“Anything’s possible, that’s the beauty of life.” – a worn out adage, used innumerably on novels and films, and even those annoying optimists that wiggle around societal circles. Shanghai Kiss lives with this adage, a conventional proverb presented in the most entertaining and interesting way.
It’s a journey of a man of Chinese decent figuring out who he is and what he wants in life, where in the land of milk and honey (note: it’s a global perspective, can’t ignore the current economic crunch US folks are experiencing) he can’t seem to find his niche, his call to success.
Liam played by Ken Leung, throughout the film endures looking for love in all the wrong places, having a secret relationship with a sixteen year old high school student played by Hayden Penettiere, of Heroes fame, he met in a bus in LA and an intricate collection of women he picks up in bars.
Every woman might think he’s a living breathing A-Hole with no inclination to ethics and morals but what makes this character beautiful to watch is his guilt stricken moments when he cheats on his teenage lover. These moments create humanity in Ken’s portrayal of Liam, his epic struggle on two clashing principles, fighting desire for flesh and desire for a devoted and sincere relationship.
His inner conflicts are portrayed so vividly that it sucks anyone in to his conundrum. The issue Liam goes through is realistic on anyone’s account.
The film tackles his reluctance to pursue a relationship with a sixteen year-old in fear of a crime that’s essentially questionable since it still assumes the mental incapacity of minors to be in a consensual relationship with someone older throws him in a situation where he wants to but he just can’t.

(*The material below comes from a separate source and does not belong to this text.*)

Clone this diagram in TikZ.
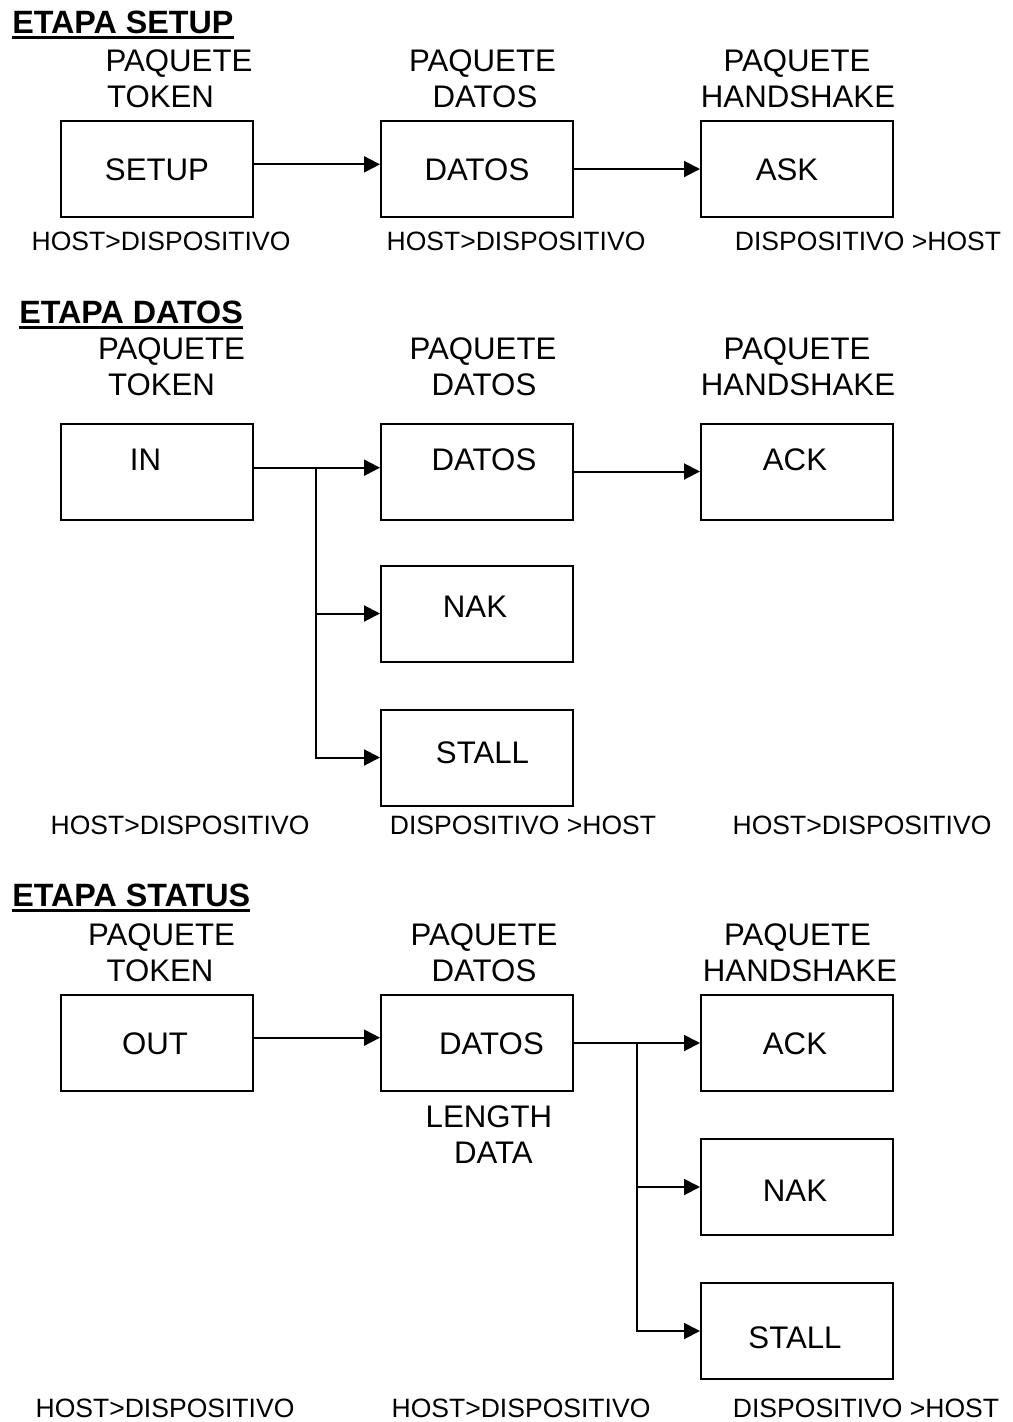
\documentclass[tikz,border=0pt]{standalone}
\usepackage{fontspec}
\setmainfont{Liberation Sans}
\usetikzlibrary{arrows.meta}
\begin{document}
\begin{tikzpicture}[x=0.75pt,y=-0.75pt,
  hdr/.style={font=\fontsize{23.4}{27}\selectfont, inner sep=0pt, anchor=base},
  lbl/.style={font=\fontsize{19.9}{24}\selectfont, inner sep=0pt, anchor=base},
  ttl/.style={font=\bfseries\fontsize{24.2}{28}\selectfont, inner sep=0pt, anchor=base west},
  uline/.style={line width=2.4pt},
  pbox/.style={draw, line width=1.5pt, rectangle, minimum width=144pt, minimum height=72pt, inner sep=0pt, anchor=north west},
  conn/.style={line width=1.5pt},
  arr/.style={conn, -{Triangle[length=12pt,width=12pt]}}
]
\useasboundingbox (0,0) rectangle (1013,1422);

% ================= ETAPA SETUP =================
\node[ttl] (t1) at (12,33) {ETAPA SETUP};
\draw[uline] ([yshift=-3.5pt]t1.base west) -- ([yshift=-3.5pt]t1.base east);

\node[hdr] (h1a1) at (179,71) {PAQUETE};
\node[hdr] (h1a2) at (160.5,107) {TOKEN};
\node[hdr] (h1b1) at (482.5,71) {PAQUETE};
\node[hdr] (h1b2) at (485,107) {DATOS};
\node[hdr] (h1c1) at (797,71) {PAQUETE};
\node[hdr] (h1c2) at (798,107) {HANDSHAKE};

\node[pbox] (s1a) at (60,120) {};
\node[pbox] (s1b) at (380,120) {};
\node[pbox] (s1c) at (700,120) {};
\node[hdr] (s1at) at (157,180) {SETUP};
\node[hdr] (s1bt) at (477,180) {DATOS};
\node[hdr] (s1ct) at (787,180) {ASK};

\draw[arr] ([yshift=3.5pt]s1a.east) -- ([yshift=3.5pt]s1b.west);
\draw[arr] (s1b.east) -- (s1c.west);

\node[lbl] (l1a) at (161,250) {HOST>DISPOSITIVO};
\node[lbl] (l1b) at (516,250) {HOST>DISPOSITIVO};
\node[lbl] (l1c) at (868,250) {DISPOSITIVO >HOST};

% ================= ETAPA DATOS =================
\node[ttl] (t2) at (19,323) {ETAPA DATOS};
\draw[uline] ([yshift=-3.2pt]t2.base west) -- ([yshift=-3.2pt]t2.base east);

\node[hdr] (h2a1) at (171.5,359) {PAQUETE};
\node[hdr] (h2a2) at (161.5,395) {TOKEN};
\node[hdr] (h2b1) at (483,359) {PAQUETE};
\node[hdr] (h2b2) at (484,395) {DATOS};
\node[hdr] (h2c1) at (797,359) {PAQUETE};
\node[hdr] (h2c2) at (798,395) {HANDSHAKE};

\node[pbox] (s2in) at (60,422.5) {};
\node[pbox] (s2dat) at (380,422.5) {};
\node[pbox] (s2ack) at (700,422.5) {};
\node[pbox] (s2nak) at (380,564.5) {};
\node[pbox] (s2stall) at (380,708.5) {};
\node[hdr] (s2int) at (145.5,470) {IN};
\node[hdr] (s2datt) at (484,470) {DATOS};
\node[hdr] (s2ackt) at (795,470) {ACK};
\node[hdr] (s2nakt) at (475,617) {NAK};
\node[hdr] (s2stallt) at (482.5,763) {STALL};

\coordinate (s2j) at (316,467);
\draw[arr] ([yshift=2.85pt]s2in.east) -- ([yshift=2.85pt]s2dat.west);
\draw[arr] (s2j) |- (s2nak.west);
\draw[arr] (s2j) |- (s2stall.west);
\draw[arr] (s2dat.east) -- (s2ack.west);

\node[lbl] (l2a) at (180,834.5) {HOST>DISPOSITIVO};
\node[lbl] (l2b) at (523,834.5) {DISPOSITIVO >HOST};
\node[lbl] (l2c) at (862,834.5) {HOST>DISPOSITIVO};

% ================= ETAPA STATUS =================
\node[ttl] (t3) at (12,906) {ETAPA STATUS};
\draw[uline] ([yshift=-3.3pt]t3.base west) -- ([yshift=-3.3pt]t3.base east);

\node[hdr] (h3a1) at (161.5,945) {PAQUETE};
\node[hdr] (h3a2) at (160,981) {TOKEN};
\node[hdr] (h3b1) at (484,945) {PAQUETE};
\node[hdr] (h3b2) at (484,981) {DATOS};
\node[hdr] (h3c1) at (797.5,945) {PAQUETE};
\node[hdr] (h3c2) at (800,981) {HANDSHAKE};

\node[pbox] (s3out) at (60,994) {};
\node[pbox] (s3dat) at (380,994) {};
\node[pbox] (s3ack) at (700,994) {};
\node[pbox] (s3nak) at (700,1138) {};
\node[pbox] (s3stall) at (700,1282) {};
\node[hdr] (s3outt) at (155,1054) {OUT};
\node[hdr] (s3datt) at (491.5,1054) {DATOS};
\node[hdr] (s3ackt) at (795,1054) {ACK};
\node[hdr] (s3nakt) at (795,1201) {NAK};
\node[hdr] (s3stallt) at (795,1348) {STALL};
\node[hdr] (s3len) at (489,1127) {LENGTH};
\node[hdr] (s3data) at (493.5,1163) {DATA};

\coordinate (s3j) at (637,1042);
\draw[arr] ([yshift=4pt]s3out.east) -- ([yshift=4pt]s3dat.west);
\draw[arr] (s3dat.east) -- (s3ack.west);
\draw[arr] (s3j) |- (s3nak.west);
\draw[arr] (s3j) |- (s3stall.west);

\node[lbl] (l3a) at (165,1417.5) {HOST>DISPOSITIVO};
\node[lbl] (l3b) at (521,1417.5) {HOST>DISPOSITIVO};
\node[lbl] (l3c) at (866,1417.5) {DISPOSITIVO >HOST};
\end{tikzpicture}
\end{document}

And yet the positivism that Hayden Panettiere exudes for her role is exceptional, that seeing her with Liam whose twelve years older seems so right. Her optimism and dedication for the relationship is an outright stark contrast to what Liam offers. I’m just freaked out on the prospect of dirty old men fantasizing of having a secret young lover as hot and enchanting as Hayden.
A good chunk of viewers, especially male viewers, would strongly relate to Liam. And isn’t this one of holy grails of filmmaking? -- The creation of a determinate connection between the audience and the film? Shanghai Kiss executes this oh so well.
The film is full of symbolisms – Liam’s Mini Cooper and mirror reflections. Well this could all be coincidence and could be deciphered by the viewer but the director never really meant to portray that message. But if observed more, the dirt, bumps, and dents on Liam’s Cooper symbolic explanation of who he is and what he’s been through.
Witty and self-deprecating humour fills that vacuum of optimism and within a depressed and lost character. The relationships that are built around Liam is amazingly thought out and well written.
Shanghai Kiss reminds me of Lost Translation when Liam’s in Shanghai in search for his roots and identity, the scenic urban shots and language barrier interactions makes him so helpless and lost.
Each character has their personal struggles, and yet hope still exists within each of them, pushing them on for what they aspire – and that’s what makes Shanghai Kiss so human. It’s relentless exhibition of human imperfections and how each deals with them.
When the film stops rolling or should I say stop spinning? Shanghai Kiss successfully reaches out to the audience clearly stating that the possibilities are out there, and that’s the beauty of life – the conclusion fulfils that.
It serves as an inspiration to all on how one can be so different and realize that difference is from within. We are all different, therefore are difference is our commonality, that difference becomes a common ground for which people of different race and background can connect and break social barriers.